— start of Recorded information —

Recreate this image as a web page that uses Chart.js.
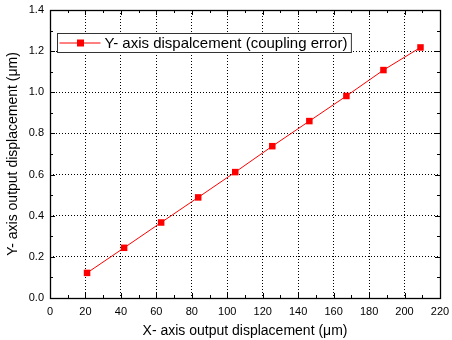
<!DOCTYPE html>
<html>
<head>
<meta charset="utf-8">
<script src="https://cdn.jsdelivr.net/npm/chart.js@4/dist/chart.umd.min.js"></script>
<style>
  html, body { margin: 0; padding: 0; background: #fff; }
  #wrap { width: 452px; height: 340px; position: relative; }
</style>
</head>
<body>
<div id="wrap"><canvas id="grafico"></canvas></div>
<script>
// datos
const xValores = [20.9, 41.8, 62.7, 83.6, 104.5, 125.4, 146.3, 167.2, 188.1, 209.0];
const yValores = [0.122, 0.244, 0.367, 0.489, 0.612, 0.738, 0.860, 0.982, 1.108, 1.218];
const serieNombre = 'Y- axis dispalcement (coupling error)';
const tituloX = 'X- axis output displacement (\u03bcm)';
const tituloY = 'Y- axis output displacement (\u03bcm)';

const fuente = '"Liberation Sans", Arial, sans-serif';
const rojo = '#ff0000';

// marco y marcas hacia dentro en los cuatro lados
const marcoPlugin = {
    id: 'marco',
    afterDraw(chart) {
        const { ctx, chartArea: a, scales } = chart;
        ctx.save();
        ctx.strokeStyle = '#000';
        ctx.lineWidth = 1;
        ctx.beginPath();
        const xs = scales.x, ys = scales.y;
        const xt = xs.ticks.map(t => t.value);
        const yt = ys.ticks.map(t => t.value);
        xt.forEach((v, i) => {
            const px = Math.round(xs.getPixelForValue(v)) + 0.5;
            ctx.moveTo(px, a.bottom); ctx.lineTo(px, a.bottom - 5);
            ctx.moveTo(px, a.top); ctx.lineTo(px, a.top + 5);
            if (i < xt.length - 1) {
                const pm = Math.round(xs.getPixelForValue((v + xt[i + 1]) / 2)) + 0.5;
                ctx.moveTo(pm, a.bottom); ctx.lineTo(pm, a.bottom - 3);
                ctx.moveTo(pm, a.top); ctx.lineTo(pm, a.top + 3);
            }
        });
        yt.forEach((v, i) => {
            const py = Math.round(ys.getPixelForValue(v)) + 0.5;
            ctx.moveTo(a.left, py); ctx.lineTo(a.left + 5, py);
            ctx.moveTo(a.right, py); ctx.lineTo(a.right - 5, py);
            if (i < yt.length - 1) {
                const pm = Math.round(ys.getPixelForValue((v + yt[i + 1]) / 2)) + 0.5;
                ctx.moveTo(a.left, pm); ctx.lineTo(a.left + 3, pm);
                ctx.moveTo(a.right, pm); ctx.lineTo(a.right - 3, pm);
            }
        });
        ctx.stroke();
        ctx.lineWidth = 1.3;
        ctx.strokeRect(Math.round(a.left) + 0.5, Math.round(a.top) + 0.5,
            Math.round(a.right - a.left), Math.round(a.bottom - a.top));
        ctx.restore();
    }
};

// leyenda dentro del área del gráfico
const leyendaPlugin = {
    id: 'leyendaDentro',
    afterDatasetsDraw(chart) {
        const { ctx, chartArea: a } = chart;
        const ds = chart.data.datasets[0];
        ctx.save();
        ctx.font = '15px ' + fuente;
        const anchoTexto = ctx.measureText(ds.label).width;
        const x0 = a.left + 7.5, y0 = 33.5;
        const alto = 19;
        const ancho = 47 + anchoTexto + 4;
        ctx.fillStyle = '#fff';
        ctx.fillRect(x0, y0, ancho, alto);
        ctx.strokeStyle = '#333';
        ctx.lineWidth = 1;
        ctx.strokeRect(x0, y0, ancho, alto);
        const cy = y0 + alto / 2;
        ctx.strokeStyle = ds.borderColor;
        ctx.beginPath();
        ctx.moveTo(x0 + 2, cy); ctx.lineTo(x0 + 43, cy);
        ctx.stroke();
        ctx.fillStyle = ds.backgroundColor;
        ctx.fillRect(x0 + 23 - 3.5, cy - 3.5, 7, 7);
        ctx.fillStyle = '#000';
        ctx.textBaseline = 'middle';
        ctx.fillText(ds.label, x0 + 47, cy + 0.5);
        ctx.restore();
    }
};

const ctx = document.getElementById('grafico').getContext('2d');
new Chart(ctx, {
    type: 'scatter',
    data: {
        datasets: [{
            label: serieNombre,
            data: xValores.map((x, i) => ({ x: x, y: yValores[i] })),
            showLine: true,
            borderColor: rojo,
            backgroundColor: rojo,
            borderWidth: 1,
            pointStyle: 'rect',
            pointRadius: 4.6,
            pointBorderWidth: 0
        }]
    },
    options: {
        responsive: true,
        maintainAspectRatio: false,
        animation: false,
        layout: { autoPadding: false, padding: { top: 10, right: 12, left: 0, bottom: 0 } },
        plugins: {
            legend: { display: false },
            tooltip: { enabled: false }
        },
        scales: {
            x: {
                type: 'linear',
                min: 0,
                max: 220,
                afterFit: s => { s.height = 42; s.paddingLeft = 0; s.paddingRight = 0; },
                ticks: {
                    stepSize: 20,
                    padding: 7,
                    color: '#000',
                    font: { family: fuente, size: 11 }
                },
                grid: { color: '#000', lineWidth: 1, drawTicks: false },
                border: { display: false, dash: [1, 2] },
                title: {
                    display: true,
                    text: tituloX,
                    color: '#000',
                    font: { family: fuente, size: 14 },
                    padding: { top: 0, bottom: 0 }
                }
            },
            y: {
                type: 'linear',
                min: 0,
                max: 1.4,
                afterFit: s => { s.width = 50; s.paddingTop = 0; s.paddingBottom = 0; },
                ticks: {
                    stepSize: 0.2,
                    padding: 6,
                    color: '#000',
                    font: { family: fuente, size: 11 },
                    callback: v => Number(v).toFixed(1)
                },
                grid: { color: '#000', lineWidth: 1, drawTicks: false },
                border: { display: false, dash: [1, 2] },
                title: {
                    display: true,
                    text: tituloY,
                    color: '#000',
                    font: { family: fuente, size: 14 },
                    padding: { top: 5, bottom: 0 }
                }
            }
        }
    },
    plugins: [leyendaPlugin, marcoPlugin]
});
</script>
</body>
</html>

— end of Recorded information —

> [Task details]
Print out the material word for word, omitting the pictures.

> [Result of this exercise]
Recreate this image as a web page that uses Chart.js.
<!DOCTYPE html>
<html>
<head>
<meta charset="utf-8">
<script src="https://cdn.jsdelivr.net/npm/chart.js@4/dist/chart.umd.min.js"></script>
<style>
  html, body { margin: 0; padding: 0; background: #fff; }
  #wrap { width: 452px; height: 340px; position: relative; }
</style>
</head>
<body>
<div id="wrap"><canvas id="grafico"></canvas></div>
<script>
// datos
const xValores = [20.9, 41.8, 62.7, 83.6, 104.5, 125.4, 146.3, 167.2, 188.1, 209.0];
const yValores = [0.122, 0.244, 0.367, 0.489, 0.612, 0.738, 0.860, 0.982, 1.108, 1.218];
const serieNombre = 'Y- axis dispalcement (coupling error)';
const tituloX = 'X- axis output displacement (\u03bcm)';
const tituloY = 'Y- axis output displacement (\u03bcm)';

const fuente = '"Liberation Sans", Arial, sans-serif';
const rojo = '#ff0000';

// marco y marcas hacia dentro en los cuatro lados
const marcoPlugin = {
    id: 'marco',
    afterDraw(chart) {
        const { ctx, chartArea: a, scales } = chart;
        ctx.save();
        ctx.strokeStyle = '#000';
        ctx.lineWidth = 1;
        ctx.beginPath();
        const xs = scales.x, ys = scales.y;
        const xt = xs.ticks.map(t => t.value);
        const yt = ys.ticks.map(t => t.value);
        xt.forEach((v, i) => {
            const px = Math.round(xs.getPixelForValue(v)) + 0.5;
            ctx.moveTo(px, a.bottom); ctx.lineTo(px, a.bottom - 5);
            ctx.moveTo(px, a.top); ctx.lineTo(px, a.top + 5);
            if (i < xt.length - 1) {
                const pm = Math.round(xs.getPixelForValue((v + xt[i + 1]) / 2)) + 0.5;
                ctx.moveTo(pm, a.bottom); ctx.lineTo(pm, a.bottom - 3);
                ctx.moveTo(pm, a.top); ctx.lineTo(pm, a.top + 3);
            }
        });
        yt.forEach((v, i) => {
            const py = Math.round(ys.getPixelForValue(v)) + 0.5;
            ctx.moveTo(a.left, py); ctx.lineTo(a.left + 5, py);
            ctx.moveTo(a.right, py); ctx.lineTo(a.right - 5, py);
            if (i < yt.length - 1) {
                const pm = Math.round(ys.getPixelForValue((v + yt[i + 1]) / 2)) + 0.5;
                ctx.moveTo(a.left, pm); ctx.lineTo(a.left + 3, pm);
                ctx.moveTo(a.right, pm); ctx.lineTo(a.right - 3, pm);
            }
        });
        ctx.stroke();
        ctx.lineWidth = 1.3;
        ctx.strokeRect(Math.round(a.left) + 0.5, Math.round(a.top) + 0.5,
            Math.round(a.right - a.left), Math.round(a.bottom - a.top));
        ctx.restore();
    }
};

// leyenda dentro del área del gráfico
const leyendaPlugin = {
    id: 'leyendaDentro',
    afterDatasetsDraw(chart) {
        const { ctx, chartArea: a } = chart;
        const ds = chart.data.datasets[0];
        ctx.save();
        ctx.font = '15px ' + fuente;
        const anchoTexto = ctx.measureText(ds.label).width;
        const x0 = a.left + 7.5, y0 = 33.5;
        const alto = 19;
        const ancho = 47 + anchoTexto + 4;
        ctx.fillStyle = '#fff';
        ctx.fillRect(x0, y0, ancho, alto);
        ctx.strokeStyle = '#333';
        ctx.lineWidth = 1;
        ctx.strokeRect(x0, y0, ancho, alto);
        const cy = y0 + alto / 2;
        ctx.strokeStyle = ds.borderColor;
        ctx.beginPath();
        ctx.moveTo(x0 + 2, cy); ctx.lineTo(x0 + 43, cy);
        ctx.stroke();
        ctx.fillStyle = ds.backgroundColor;
        ctx.fillRect(x0 + 23 - 3.5, cy - 3.5, 7, 7);
        ctx.fillStyle = '#000';
        ctx.textBaseline = 'middle';
        ctx.fillText(ds.label, x0 + 47, cy + 0.5);
        ctx.restore();
    }
};

const ctx = document.getElementById('grafico').getContext('2d');
new Chart(ctx, {
    type: 'scatter',
    data: {
        datasets: [{
            label: serieNombre,
            data: xValores.map((x, i) => ({ x: x, y: yValores[i] })),
            showLine: true,
            borderColor: rojo,
            backgroundColor: rojo,
            borderWidth: 1,
            pointStyle: 'rect',
            pointRadius: 4.6,
            pointBorderWidth: 0
        }]
    },
    options: {
        responsive: true,
        maintainAspectRatio: false,
        animation: false,
        layout: { autoPadding: false, padding: { top: 10, right: 12, left: 0, bottom: 0 } },
        plugins: {
            legend: { display: false },
            tooltip: { enabled: false }
        },
        scales: {
            x: {
                type: 'linear',
                min: 0,
                max: 220,
                afterFit: s => { s.height = 42; s.paddingLeft = 0; s.paddingRight = 0; },
                ticks: {
                    stepSize: 20,
                    padding: 7,
                    color: '#000',
                    font: { family: fuente, size: 11 }
                },
                grid: { color: '#000', lineWidth: 1, drawTicks: false },
                border: { display: false, dash: [1, 2] },
                title: {
                    display: true,
                    text: tituloX,
                    color: '#000',
                    font: { family: fuente, size: 14 },
                    padding: { top: 0, bottom: 0 }
                }
            },
            y: {
                type: 'linear',
                min: 0,
                max: 1.4,
                afterFit: s => { s.width = 50; s.paddingTop = 0; s.paddingBottom = 0; },
                ticks: {
                    stepSize: 0.2,
                    padding: 6,
                    color: '#000',
                    font: { family: fuente, size: 11 },
                    callback: v => Number(v).toFixed(1)
                },
                grid: { color: '#000', lineWidth: 1, drawTicks: false },
                border: { display: false, dash: [1, 2] },
                title: {
                    display: true,
                    text: tituloY,
                    color: '#000',
                    font: { family: fuente, size: 14 },
                    padding: { top: 5, bottom: 0 }
                }
            }
        }
    },
    plugins: [leyendaPlugin, marcoPlugin]
});
</script>
</body>
</html>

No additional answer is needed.